According to the Office of Fair Trading, only 15 to 20 per cent of premiums are paid out in claims, a ratio that is three or four times higher in most areas of consumer insurance.

GE Capital is in the process of contacting all affected cardholders. It says no customers will be left financially worse off as a result of its flawed sales process. In some cases customers will be offered a refund of premiums; alternatively, GE Capital will honour any insurance claim without applying exclusions or limitations contained in the small print of the policy.

The fine is the biggest that the FSA has issued to date over the sale of payment protection insurance, and partly reflects the sheer number of customers potentially affected.
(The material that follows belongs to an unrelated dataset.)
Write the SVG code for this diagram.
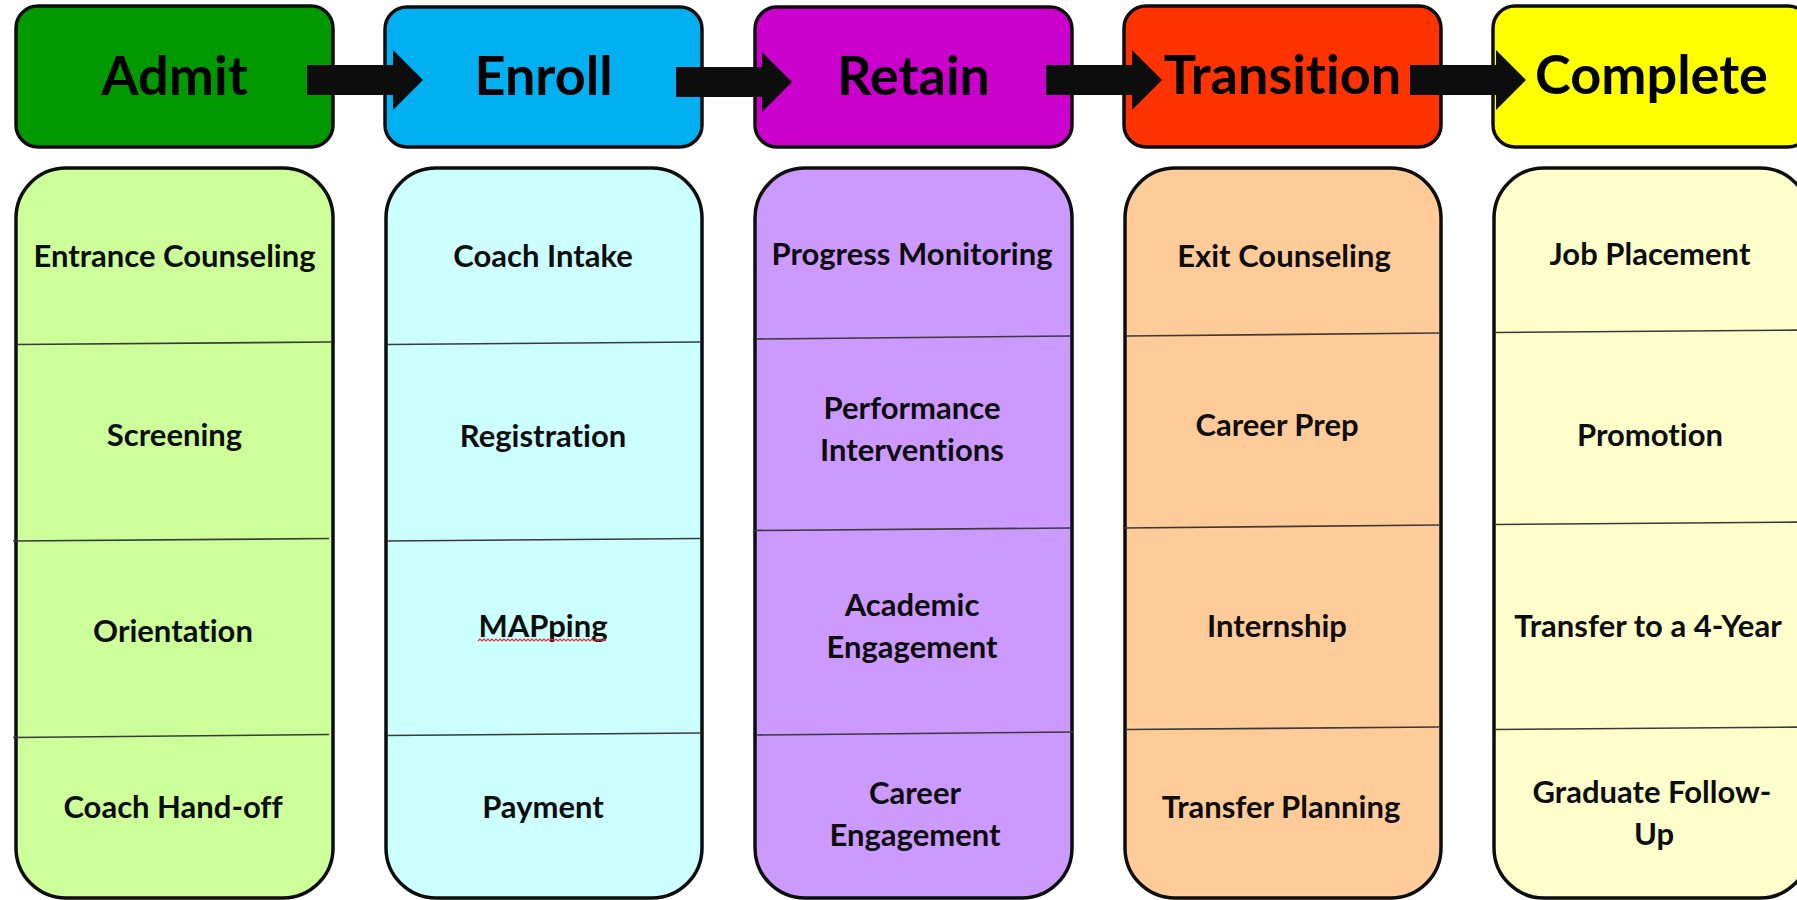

GE Capital runs store cards for Debenhams, Laura Ashley, House of Fraser, Mothercare, Halfords, BHS and Asda, among others.

In all, the bank was responsible for an army of 300,000 shopworkers who were often incentivised to sell store cards and associated insurance products at the till. In a single year GE’s agents sold 850,000 PPI policies.

The FSA found that some of these customers were not informed that PPI was optional. Others did not know that it was insurance, and some customers were not alerted to a fact box spelling out the exclusions.

The FSA also found that GE had failed to "amend its procedures for selling insurance in light of its own evidence, emerging in 2005, of widespread non-compliant selling practices".

In the face of such shoddy practices, the FSA was poised to impose an even stiffer financial penalty. But it said a fine of £870,000 had been reduced by 30 per cent because GE fully co-operated with the inquiry and had taken prompt remedial action.

GE is unlikely to be the only credit card provider or lender bought to book over its sales of PPI. A couple of loan providers, including loans.co.uk, have already been fined, and it is expected that a number of other household names will face similar enforcement action over the next few months.

Margaret Cole, the FSA's director of enforcement, said: "Millions of people take out store cards every year. They need to know that PPI is almost always optional and should consider whether they need it before signing up.

"Our focus on PPI will remain very high this year. We are determined to see significantly better practice in PPI sales and will crack down where firms fail to treat their customers fairly."